■ **TASK REQUIREMENTS**
Output the first line of the listing and each line after it, up to and including the line that contains "plt.savefig('out.png', dpi=100)", exactly as written, minus the pictures.

★ ★ ★ ★ ★

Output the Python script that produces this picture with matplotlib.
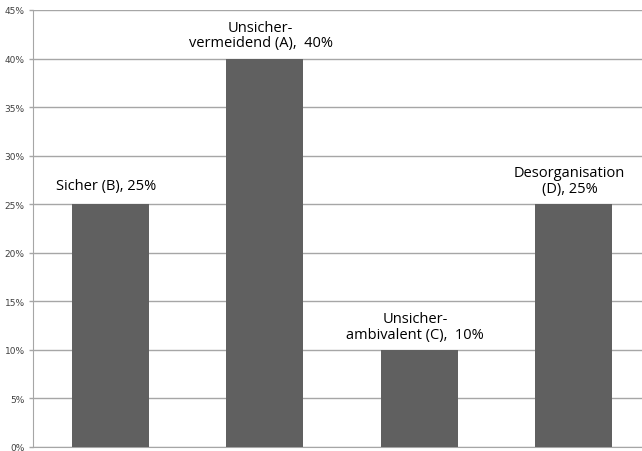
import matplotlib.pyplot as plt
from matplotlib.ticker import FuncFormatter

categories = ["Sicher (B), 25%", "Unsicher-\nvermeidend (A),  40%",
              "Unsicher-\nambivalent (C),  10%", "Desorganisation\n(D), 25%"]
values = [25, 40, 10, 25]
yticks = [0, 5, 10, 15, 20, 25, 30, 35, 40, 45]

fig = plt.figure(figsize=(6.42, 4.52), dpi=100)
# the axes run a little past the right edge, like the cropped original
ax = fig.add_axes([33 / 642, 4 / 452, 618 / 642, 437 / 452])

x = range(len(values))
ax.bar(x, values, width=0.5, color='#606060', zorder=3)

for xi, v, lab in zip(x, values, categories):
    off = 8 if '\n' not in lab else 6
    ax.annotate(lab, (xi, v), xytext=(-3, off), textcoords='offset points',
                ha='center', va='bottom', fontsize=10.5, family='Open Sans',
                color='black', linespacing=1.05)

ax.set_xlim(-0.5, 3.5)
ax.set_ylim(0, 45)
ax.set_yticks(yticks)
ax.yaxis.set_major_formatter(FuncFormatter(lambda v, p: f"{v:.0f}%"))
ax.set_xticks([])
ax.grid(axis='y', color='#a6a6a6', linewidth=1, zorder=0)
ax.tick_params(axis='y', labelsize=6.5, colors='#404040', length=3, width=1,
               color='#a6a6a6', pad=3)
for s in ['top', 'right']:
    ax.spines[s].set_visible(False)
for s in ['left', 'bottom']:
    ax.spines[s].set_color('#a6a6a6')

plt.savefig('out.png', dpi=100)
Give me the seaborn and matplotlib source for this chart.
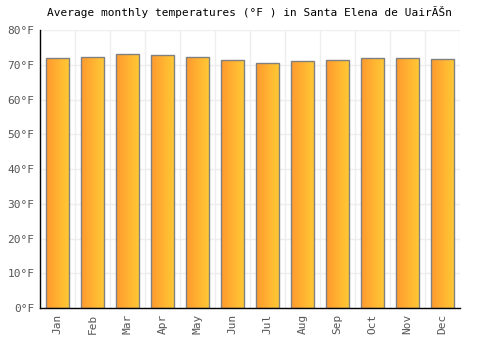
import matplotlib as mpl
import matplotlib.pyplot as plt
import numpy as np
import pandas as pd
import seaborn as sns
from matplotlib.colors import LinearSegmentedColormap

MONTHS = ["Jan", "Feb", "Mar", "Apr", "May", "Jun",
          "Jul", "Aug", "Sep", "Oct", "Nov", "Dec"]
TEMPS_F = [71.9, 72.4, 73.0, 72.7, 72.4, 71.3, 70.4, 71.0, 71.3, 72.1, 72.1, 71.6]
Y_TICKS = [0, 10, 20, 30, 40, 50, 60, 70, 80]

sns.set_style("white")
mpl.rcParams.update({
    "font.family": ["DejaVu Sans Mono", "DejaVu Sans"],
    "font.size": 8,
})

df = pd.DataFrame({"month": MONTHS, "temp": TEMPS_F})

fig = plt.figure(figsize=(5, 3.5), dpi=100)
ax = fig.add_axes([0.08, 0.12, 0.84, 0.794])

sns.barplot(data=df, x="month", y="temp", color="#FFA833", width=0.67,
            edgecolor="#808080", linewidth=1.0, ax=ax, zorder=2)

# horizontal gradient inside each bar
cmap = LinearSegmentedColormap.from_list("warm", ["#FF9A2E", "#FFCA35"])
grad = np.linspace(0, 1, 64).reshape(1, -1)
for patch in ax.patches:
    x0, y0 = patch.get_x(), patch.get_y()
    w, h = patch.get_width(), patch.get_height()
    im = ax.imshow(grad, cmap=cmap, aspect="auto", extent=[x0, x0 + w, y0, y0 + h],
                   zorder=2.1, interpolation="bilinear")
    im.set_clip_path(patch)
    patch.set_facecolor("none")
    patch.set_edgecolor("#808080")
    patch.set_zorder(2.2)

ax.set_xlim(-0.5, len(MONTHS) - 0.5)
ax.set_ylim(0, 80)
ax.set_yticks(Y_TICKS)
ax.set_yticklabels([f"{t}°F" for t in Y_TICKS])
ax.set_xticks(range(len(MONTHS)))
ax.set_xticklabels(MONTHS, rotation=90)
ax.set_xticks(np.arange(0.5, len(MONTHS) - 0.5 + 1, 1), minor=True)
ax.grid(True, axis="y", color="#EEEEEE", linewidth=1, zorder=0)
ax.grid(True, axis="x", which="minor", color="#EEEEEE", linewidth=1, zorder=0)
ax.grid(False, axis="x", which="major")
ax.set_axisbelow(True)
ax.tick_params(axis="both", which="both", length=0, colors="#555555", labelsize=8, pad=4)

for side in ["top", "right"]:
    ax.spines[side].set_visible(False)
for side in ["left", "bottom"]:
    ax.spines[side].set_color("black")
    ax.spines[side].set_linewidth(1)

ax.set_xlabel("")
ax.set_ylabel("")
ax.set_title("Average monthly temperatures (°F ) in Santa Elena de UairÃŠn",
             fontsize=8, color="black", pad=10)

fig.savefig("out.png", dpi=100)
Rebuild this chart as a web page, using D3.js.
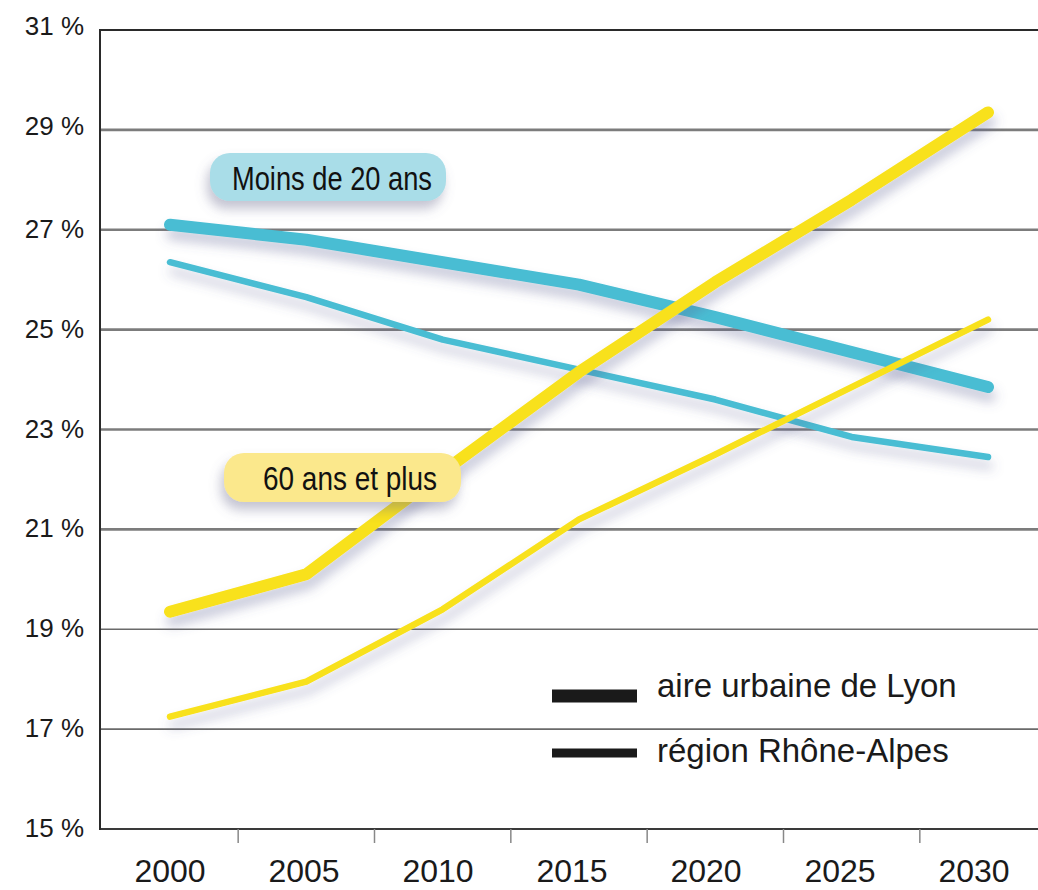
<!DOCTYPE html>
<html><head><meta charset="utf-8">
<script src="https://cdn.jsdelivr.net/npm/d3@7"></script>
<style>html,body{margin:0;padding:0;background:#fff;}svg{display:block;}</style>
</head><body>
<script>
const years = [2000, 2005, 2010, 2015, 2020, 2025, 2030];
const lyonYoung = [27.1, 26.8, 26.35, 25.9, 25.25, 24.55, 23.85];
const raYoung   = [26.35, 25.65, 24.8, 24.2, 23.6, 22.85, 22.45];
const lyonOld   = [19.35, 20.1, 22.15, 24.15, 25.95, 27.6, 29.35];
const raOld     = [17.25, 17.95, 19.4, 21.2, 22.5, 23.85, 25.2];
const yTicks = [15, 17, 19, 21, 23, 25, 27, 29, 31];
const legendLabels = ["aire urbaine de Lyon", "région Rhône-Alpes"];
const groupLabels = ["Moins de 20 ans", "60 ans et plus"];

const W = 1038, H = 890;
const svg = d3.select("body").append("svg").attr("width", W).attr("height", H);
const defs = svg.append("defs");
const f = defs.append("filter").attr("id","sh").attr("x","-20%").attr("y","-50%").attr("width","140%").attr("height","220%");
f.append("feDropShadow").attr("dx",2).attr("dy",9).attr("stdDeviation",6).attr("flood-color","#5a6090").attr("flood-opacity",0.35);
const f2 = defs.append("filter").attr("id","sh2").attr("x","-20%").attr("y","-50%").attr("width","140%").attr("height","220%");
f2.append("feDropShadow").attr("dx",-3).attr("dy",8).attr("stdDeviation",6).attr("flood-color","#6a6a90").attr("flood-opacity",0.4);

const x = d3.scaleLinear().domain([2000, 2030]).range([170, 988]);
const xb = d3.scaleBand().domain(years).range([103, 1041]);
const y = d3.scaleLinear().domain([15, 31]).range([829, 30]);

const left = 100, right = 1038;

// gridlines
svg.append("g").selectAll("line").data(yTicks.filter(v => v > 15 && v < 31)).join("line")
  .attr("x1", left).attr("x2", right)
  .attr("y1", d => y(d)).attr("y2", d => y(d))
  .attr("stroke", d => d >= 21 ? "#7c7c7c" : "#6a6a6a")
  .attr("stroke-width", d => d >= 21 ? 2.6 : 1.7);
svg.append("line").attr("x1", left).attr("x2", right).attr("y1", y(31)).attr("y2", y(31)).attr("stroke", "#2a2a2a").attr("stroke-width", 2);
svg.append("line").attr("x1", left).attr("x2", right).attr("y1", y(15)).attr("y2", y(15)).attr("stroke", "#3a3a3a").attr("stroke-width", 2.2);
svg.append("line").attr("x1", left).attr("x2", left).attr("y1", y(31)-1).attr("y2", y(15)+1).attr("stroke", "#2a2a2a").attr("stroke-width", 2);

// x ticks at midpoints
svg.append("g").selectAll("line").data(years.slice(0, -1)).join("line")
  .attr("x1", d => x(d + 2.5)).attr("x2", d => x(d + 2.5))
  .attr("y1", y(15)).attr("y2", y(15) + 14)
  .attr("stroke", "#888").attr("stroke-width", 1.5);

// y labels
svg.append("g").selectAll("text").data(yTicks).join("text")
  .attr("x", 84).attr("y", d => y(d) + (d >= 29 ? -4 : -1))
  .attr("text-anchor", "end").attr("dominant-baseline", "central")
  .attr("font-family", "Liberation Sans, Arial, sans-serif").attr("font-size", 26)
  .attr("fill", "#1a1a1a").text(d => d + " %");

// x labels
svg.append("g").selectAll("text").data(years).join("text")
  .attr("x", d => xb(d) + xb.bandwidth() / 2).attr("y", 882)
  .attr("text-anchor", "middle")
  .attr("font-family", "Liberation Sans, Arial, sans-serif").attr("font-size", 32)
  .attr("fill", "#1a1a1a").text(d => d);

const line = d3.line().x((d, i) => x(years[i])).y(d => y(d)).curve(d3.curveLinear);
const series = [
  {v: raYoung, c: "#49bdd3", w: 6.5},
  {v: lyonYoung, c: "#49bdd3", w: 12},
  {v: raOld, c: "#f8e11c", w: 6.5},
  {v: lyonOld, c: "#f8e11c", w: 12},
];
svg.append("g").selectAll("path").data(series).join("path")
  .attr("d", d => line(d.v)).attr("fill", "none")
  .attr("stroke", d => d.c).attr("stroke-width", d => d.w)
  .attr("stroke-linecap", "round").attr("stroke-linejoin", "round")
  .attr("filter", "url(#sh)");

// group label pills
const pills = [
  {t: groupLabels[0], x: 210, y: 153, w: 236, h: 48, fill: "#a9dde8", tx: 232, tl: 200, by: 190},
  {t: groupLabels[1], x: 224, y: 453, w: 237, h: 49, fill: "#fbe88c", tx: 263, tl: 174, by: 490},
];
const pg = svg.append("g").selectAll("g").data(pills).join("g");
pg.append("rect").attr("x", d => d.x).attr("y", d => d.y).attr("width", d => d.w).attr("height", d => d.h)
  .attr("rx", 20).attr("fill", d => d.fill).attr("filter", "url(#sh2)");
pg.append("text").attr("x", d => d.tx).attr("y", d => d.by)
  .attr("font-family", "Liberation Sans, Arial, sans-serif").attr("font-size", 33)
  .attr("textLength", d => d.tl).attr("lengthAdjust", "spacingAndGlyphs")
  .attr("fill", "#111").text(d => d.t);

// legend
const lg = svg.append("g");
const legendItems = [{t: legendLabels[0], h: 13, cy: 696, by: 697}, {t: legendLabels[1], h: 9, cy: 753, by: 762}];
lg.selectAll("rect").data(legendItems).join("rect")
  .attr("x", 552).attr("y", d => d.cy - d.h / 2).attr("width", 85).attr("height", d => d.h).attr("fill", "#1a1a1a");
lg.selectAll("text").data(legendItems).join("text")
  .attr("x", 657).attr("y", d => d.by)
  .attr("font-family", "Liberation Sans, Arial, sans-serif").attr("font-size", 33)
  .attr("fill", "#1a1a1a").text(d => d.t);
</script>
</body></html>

★ ★ ★ ★ ★

■ **SOLUTION FOR THIS EXERCISE**
Output the Python script that produces this picture with matplotlib.
import matplotlib.pyplot as plt
from matplotlib.ticker import FuncFormatter

categories = ["Sicher (B), 25%", "Unsicher-\nvermeidend (A),  40%",
              "Unsicher-\nambivalent (C),  10%", "Desorganisation\n(D), 25%"]
values = [25, 40, 10, 25]
yticks = [0, 5, 10, 15, 20, 25, 30, 35, 40, 45]

fig = plt.figure(figsize=(6.42, 4.52), dpi=100)
# the axes run a little past the right edge, like the cropped original
ax = fig.add_axes([33 / 642, 4 / 452, 618 / 642, 437 / 452])

x = range(len(values))
ax.bar(x, values, width=0.5, color='#606060', zorder=3)

for xi, v, lab in zip(x, values, categories):
    off = 8 if '\n' not in lab else 6
    ax.annotate(lab, (xi, v), xytext=(-3, off), textcoords='offset points',
                ha='center', va='bottom', fontsize=10.5, family='Open Sans',
                color='black', linespacing=1.05)

ax.set_xlim(-0.5, 3.5)
ax.set_ylim(0, 45)
ax.set_yticks(yticks)
ax.yaxis.set_major_formatter(FuncFormatter(lambda v, p: f"{v:.0f}%"))
ax.set_xticks([])
ax.grid(axis='y', color='#a6a6a6', linewidth=1, zorder=0)
ax.tick_params(axis='y', labelsize=6.5, colors='#404040', length=3, width=1,
               color='#a6a6a6', pad=3)
for s in ['top', 'right']:
    ax.spines[s].set_visible(False)
for s in ['left', 'bottom']:
    ax.spines[s].set_color('#a6a6a6')

plt.savefig('out.png', dpi=100)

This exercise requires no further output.